『名も知らぬ夫』新章文子

まさか新章文子の短編集がでるとは思わなかった。
僕は江戸川乱歩賞を受賞した『危険な関係』しか読んでいなかったが、『危険な関係』はけっこう面白かった記憶がある。なにしろ読んだのは30年以上も前のことなのでどんな話だったのかすら忘れてしまっているが、それでも読んでがっかりしたという記憶はまったくない。
しかし一作しか読んでいないのは当時はまだ文庫派で単行本は高くて手が出せなかったという理由がおおきい。
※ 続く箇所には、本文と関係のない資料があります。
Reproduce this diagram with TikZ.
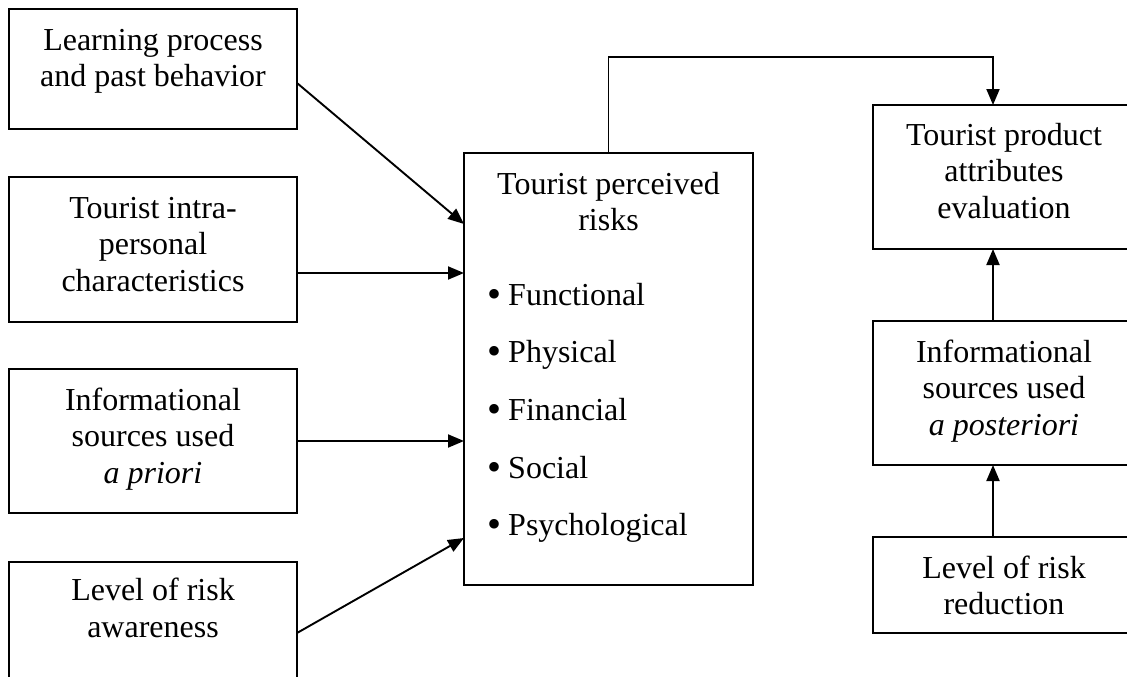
\documentclass[tikz,border=0pt]{standalone}
\usepackage{fontspec}
\setmainfont{Liberation Serif}
\usetikzlibrary{arrows.meta,calc}
\newcommand{\itembullet}{\raisebox{-2pt}{\fontsize{40}{40}\selectfont•}\hspace{7pt}}
\begin{document}
\begin{tikzpicture}[x=1pt,y=-1pt,
  frame/.style={draw, line width=1.9pt, anchor=north west, inner sep=0pt, outer sep=0pt},
  txt/.style={anchor=north, inner sep=0pt, align=center, font=\fontsize{32}{36.5}\selectfont},
  item/.style={anchor=base west, inner sep=0pt, font=\fontsize{32}{36.5}\selectfont},
  conn/.style={line width=1.9pt, -{Triangle[length=16pt,width=13pt]}}]
\useasboundingbox (0,0) rectangle (1127,677);
\clip (0,0) rectangle (1127,677);

% left column: influencing factors
\node[frame, minimum width=288pt, minimum height=120pt] (b1) at (9,9) {};
\node[frame, minimum width=288pt, minimum height=145pt] (b2) at (9,177) {};
\node[frame, minimum width=288pt, minimum height=144pt] (b3) at (9,369) {};
\node[frame, minimum width=288pt, minimum height=142pt] (b4) at (9,562) {};

\node[txt] (t1) at ([yshift=-15.5pt]b1.north) {\strut Learning process\\and past behavior};
\node[txt] (t2) at ([yshift=-15.5pt]b2.north) {\strut Tourist intra-\\personal\\characteristics};
\node[txt] (t3) at ([yshift=-15.5pt]b3.north) {\strut Informational\\sources used\\\textit{a priori}};
\node[txt] (t4) at ([yshift=-13pt]b4.north) {\strut Level of risk\\awareness};

% central box: perceived risks
\node[frame, minimum width=289pt, minimum height=432pt] (c) at (464,153) {};
\node[txt] (ct) at ([yshift=-15.5pt]c.north) {\strut Tourist perceived\\risks};
\node[item] (i1) at (487,305) {\itembullet Functional};
\node[item] (i2) at (487,362) {\itembullet Physical};
\node[item] (i3) at (487,420) {\itembullet Financial};
\node[item] (i4) at (487,478) {\itembullet Social};
\node[item] (i5) at (487,535) {\itembullet Psychological};

% right column: evaluation chain
\node[frame, minimum width=262pt, minimum height=144pt] (r1) at (873,105) {};
\node[frame, minimum width=262pt, minimum height=144pt] (r2) at (873,321) {};
\node[frame, minimum width=262pt, minimum height=96pt] (r3) at (873,537) {};

\node[txt] (rt1) at ([yshift=-14.5pt]r1.north) {\strut Tourist product\\attributes\\evaluation};
\node[txt] (rt2) at ([yshift=-15.5pt]r2.north) {\strut Informational\\sources used\\\textit{a posteriori}};
\node[txt] (rt3) at ([yshift=-15.5pt]r3.north) {\strut Level of risk\\reduction};

% connectors into the central box
\draw[conn] ([yshift=-14pt]b1.east) -- ([yshift=-71pt]c.north west);
\coordinate (a2s) at ([yshift=-23.5pt]b2.east);
\draw[conn] (a2s) -- (a2s -| c.west);
\draw[conn] (b3.east) -- (b3.east -| c.west);
\draw[conn] (b4.east) -- ([yshift=-385pt]c.north west);

% connectors on the right
\coordinate (r1in) at ([xshift=120pt]r1.north west);
\coordinate (r2in) at ([xshift=120pt]r2.north west);
\coordinate (r3in) at ([xshift=120pt]r3.north west);
\draw[conn] (c.north) -- ++(0,-96) -| (r1in);
\draw[conn] (r2in) -- (r2in |- r1.south);
\draw[conn] (r3in) -- (r3in |- r2.south);
\end{tikzpicture}
\end{document}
詳しく調べたことはないけれども、新章文子の作品は作品数に比べてあまり文庫化されていないはずだ。
トリック主体の作風でもなく、意外な真相というものもあるわけでもなく、デビュー作の『危険な関係』という題名からも想像できるように人間関係のサスペンスが主体の作風だけあって、今あらためて読むと物足りなさはある。
しかしその物足りなさという部分は、この作者に求めるものが違っているからであって、そういう部分を取り除いて読んでみると、なかなかおもしろく読むことができる。
この中では表題作の「名も知らぬ夫」が一番良いと思うのだが、母娘二人で生活している主人公のもとに母の妹の息子が尋ねてくる。主人公の母とその妹はある出来事かた疎遠となってしまっていた。そして妹の方は亡くなってしまう。従兄弟は主人公たちと一緒に住むことになりやがて母親の希望もあって主人公と婚約関係を結ぶ。しかし、従兄弟の態度や行動に不信を覚えた母娘は彼の過去を調べ始める。やがて彼の過去が明らかになるのだが、彼の過去そのものはそれほど意外な真相でもないし、その過程で死人がでるのもそれほど衝撃的な展開でもない。しかし、自分の夫の過去すべてが明らかになったとき、彼女が見た今現在の夫の姿の描かれ方というのが実に面白く、この人物像を描きたくってこの物語を書いたんじゃないかとすら思えてくる。
他の作品も同様な部分があって、ミステリ的な要素もあるにはあるのだが、殺人の動機でもなく犯人の犯行心理でもなく、そういった部分から少しだけ外れたところに作者の視点というものがあって、犯罪を犯す人間の姿に夾雑物をあたえて、少しだけいびつな人間像という厚みをだしている。